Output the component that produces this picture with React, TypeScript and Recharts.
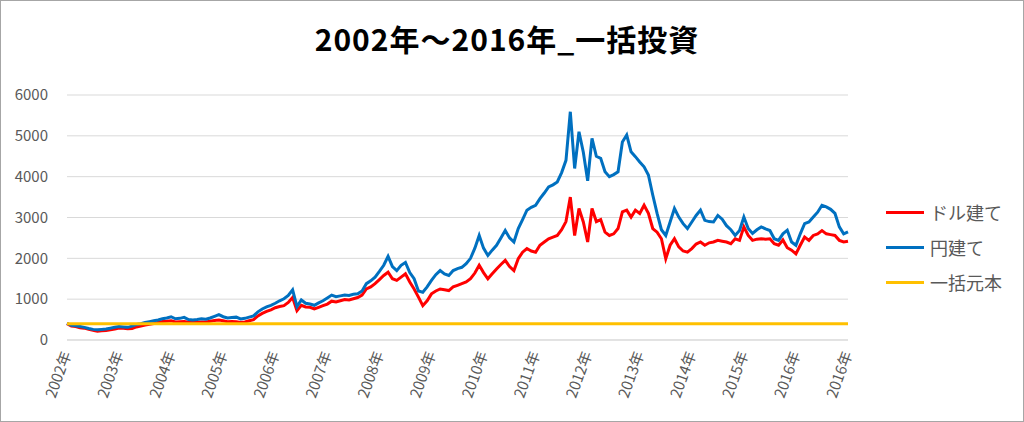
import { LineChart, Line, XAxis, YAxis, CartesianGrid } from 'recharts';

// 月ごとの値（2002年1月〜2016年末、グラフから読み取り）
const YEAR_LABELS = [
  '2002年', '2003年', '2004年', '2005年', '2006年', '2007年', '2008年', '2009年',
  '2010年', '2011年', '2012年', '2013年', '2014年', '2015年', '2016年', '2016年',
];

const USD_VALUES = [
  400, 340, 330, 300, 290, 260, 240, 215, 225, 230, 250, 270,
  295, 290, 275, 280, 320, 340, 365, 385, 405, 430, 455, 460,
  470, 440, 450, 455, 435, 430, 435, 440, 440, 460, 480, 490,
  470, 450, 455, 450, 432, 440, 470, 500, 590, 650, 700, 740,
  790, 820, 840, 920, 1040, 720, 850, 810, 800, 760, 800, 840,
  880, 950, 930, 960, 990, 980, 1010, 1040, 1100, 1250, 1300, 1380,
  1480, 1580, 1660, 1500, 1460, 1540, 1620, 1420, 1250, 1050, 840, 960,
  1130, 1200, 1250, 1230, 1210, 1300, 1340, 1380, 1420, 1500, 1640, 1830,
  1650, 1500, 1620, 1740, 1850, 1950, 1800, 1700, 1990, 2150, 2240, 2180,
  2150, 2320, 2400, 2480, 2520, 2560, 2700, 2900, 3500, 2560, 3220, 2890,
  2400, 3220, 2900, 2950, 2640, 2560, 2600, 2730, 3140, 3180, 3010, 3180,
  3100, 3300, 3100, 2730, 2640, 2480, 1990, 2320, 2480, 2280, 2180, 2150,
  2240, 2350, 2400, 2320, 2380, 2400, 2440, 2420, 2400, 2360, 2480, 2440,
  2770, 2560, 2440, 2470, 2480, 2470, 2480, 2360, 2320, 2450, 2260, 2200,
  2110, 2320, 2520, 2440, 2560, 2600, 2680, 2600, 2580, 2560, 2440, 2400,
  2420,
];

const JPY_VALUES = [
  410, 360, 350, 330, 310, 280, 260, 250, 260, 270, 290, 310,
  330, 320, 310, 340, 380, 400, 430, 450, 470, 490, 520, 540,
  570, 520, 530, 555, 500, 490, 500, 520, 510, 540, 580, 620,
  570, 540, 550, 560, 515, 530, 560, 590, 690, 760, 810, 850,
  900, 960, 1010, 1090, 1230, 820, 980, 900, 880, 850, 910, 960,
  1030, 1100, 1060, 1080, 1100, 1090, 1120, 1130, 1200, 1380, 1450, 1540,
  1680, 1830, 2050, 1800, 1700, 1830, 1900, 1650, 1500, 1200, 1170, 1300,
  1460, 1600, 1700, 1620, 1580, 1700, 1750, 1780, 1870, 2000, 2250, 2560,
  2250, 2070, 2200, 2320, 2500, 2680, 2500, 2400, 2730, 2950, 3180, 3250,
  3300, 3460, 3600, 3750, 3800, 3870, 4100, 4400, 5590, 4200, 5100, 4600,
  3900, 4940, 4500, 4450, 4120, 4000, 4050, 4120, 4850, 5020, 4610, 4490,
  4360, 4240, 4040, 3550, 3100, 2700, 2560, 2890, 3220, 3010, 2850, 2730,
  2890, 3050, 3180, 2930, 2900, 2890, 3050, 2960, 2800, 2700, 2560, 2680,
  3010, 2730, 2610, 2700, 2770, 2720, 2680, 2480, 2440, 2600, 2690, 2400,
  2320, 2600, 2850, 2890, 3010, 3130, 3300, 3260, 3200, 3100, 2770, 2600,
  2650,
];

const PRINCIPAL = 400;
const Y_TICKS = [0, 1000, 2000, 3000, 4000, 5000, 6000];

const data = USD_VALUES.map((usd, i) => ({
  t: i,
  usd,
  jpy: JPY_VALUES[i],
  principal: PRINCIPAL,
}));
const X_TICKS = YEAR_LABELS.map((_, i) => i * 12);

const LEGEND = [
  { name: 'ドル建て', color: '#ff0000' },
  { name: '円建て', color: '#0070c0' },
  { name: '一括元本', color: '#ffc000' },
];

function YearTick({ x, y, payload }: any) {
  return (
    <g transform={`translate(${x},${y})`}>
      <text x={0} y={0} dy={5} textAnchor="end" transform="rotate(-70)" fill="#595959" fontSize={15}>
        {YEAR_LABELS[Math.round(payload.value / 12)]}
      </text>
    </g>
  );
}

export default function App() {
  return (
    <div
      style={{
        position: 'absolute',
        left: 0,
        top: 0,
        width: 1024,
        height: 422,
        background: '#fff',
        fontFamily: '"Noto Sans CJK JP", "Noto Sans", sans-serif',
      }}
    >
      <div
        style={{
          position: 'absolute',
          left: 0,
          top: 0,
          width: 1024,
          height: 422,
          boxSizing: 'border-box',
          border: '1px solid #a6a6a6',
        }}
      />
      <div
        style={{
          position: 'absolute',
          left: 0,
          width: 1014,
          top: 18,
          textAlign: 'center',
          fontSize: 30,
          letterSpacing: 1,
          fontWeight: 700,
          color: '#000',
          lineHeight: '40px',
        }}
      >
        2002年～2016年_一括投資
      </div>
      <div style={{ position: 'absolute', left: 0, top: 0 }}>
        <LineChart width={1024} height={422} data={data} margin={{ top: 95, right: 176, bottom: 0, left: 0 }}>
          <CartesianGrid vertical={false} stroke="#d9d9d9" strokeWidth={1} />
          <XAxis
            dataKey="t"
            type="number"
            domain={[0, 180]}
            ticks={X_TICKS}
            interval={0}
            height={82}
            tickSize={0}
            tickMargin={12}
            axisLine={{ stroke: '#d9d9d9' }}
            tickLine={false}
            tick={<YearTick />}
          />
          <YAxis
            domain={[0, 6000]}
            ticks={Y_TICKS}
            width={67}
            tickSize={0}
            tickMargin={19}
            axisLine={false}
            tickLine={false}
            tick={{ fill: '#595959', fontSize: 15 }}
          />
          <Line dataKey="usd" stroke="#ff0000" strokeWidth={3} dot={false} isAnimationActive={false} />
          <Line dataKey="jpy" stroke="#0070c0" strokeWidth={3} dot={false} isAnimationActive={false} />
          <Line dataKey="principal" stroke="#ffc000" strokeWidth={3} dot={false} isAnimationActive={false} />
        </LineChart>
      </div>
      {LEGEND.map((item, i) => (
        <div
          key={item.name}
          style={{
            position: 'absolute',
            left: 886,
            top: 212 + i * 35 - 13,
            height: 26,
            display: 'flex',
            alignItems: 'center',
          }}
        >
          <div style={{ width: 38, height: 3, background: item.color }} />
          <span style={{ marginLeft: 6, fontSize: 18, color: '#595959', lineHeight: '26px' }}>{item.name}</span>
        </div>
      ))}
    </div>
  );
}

----

Exercise prompt:
Begin at the top of the material above and output each line exactly, stopping after the line that holds "XAxis, YAxis, CartesianGrid". Leave out pictures.

The completed task:
Output the component that produces this picture with React, TypeScript and Recharts.
import { LineChart, Line, XAxis, YAxis, CartesianGrid } from 'recharts';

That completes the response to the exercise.